Task statement:
Go through the lines below. Copy those with "diagram".

Material provided:
- - - - -

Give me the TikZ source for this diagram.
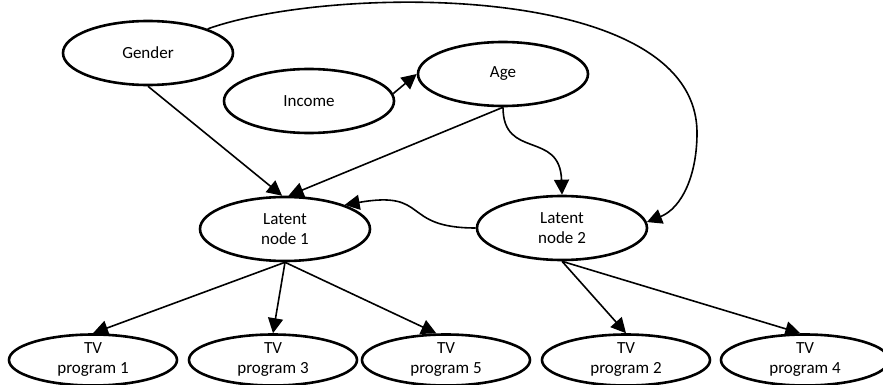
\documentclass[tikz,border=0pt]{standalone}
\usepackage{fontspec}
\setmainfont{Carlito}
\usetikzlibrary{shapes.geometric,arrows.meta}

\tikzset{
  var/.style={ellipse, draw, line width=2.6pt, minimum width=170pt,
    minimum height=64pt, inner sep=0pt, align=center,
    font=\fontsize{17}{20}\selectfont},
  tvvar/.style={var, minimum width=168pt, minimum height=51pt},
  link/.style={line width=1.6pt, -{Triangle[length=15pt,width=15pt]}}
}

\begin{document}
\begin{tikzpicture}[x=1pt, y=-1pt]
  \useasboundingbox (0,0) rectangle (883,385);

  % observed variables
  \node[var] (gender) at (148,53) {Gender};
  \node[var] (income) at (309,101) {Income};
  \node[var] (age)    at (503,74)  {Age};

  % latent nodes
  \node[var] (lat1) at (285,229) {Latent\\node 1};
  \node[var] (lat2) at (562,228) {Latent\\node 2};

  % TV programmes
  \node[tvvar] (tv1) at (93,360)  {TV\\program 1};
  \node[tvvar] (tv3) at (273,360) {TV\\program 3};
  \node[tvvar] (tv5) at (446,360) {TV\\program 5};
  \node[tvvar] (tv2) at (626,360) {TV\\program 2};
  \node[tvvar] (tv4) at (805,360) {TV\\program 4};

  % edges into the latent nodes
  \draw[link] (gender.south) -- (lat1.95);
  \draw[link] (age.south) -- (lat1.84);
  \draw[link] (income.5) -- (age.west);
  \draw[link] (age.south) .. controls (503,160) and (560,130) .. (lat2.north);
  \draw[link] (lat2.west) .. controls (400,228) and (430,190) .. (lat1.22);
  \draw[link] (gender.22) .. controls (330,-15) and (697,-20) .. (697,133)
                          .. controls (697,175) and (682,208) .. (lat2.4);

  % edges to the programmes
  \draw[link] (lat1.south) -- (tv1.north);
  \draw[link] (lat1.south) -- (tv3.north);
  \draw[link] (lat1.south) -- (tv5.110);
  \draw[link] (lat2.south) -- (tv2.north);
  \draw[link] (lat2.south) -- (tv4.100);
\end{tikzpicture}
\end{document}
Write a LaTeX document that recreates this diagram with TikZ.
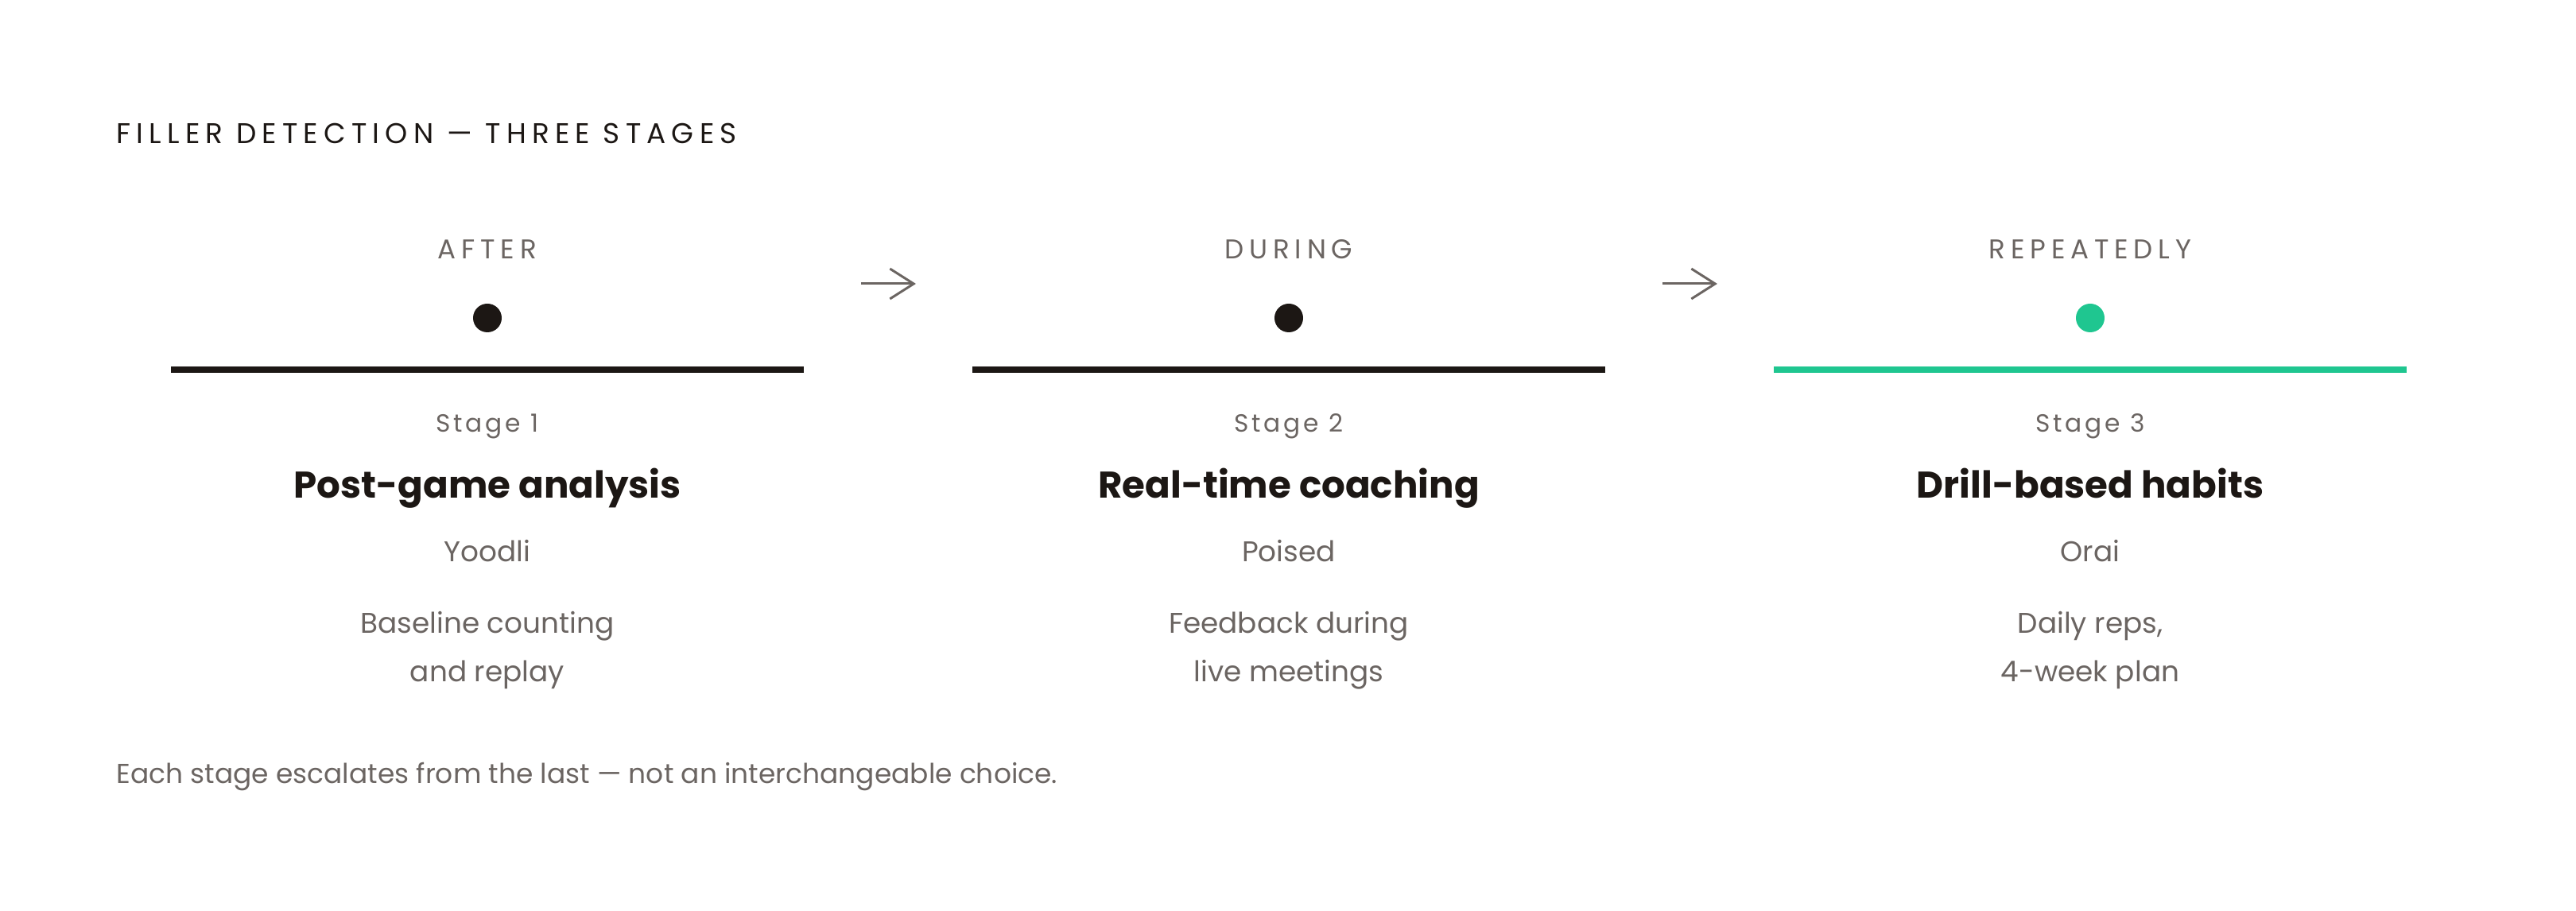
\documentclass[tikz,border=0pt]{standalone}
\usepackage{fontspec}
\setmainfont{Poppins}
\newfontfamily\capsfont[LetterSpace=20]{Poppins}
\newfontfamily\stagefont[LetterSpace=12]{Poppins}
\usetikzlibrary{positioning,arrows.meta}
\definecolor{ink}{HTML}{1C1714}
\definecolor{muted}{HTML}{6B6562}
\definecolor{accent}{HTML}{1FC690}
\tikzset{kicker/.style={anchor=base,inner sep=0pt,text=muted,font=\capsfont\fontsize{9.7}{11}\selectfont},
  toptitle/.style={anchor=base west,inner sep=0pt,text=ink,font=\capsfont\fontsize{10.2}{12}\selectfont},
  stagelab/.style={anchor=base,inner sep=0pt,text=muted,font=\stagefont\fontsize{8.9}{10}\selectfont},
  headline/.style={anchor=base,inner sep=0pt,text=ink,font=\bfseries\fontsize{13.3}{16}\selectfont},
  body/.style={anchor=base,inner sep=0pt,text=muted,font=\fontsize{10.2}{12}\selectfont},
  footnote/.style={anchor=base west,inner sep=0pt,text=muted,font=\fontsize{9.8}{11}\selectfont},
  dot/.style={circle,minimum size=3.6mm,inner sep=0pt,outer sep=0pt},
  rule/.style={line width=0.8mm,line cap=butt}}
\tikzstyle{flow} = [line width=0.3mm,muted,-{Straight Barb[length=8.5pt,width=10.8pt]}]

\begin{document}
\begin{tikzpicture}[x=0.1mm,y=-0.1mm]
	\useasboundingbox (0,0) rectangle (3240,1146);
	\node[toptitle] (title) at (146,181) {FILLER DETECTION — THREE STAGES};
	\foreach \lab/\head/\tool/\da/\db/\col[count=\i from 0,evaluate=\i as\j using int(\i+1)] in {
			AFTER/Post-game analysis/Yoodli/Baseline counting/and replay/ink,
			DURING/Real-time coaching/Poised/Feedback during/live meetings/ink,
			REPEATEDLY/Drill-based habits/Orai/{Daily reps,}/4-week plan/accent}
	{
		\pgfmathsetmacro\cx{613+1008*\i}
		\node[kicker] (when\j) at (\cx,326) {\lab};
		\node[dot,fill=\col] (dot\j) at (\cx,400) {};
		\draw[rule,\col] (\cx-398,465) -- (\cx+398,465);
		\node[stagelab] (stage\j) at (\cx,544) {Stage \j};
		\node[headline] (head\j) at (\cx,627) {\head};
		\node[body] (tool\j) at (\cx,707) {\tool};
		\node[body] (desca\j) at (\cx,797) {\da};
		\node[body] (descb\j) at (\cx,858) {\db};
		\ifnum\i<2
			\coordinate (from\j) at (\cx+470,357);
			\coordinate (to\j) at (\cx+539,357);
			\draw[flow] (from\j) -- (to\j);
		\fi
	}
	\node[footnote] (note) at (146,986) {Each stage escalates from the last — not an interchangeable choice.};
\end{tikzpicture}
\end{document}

- - - - -

Response to the exercise:
Give me the TikZ source for this diagram.
Write a LaTeX document that recreates this diagram with TikZ.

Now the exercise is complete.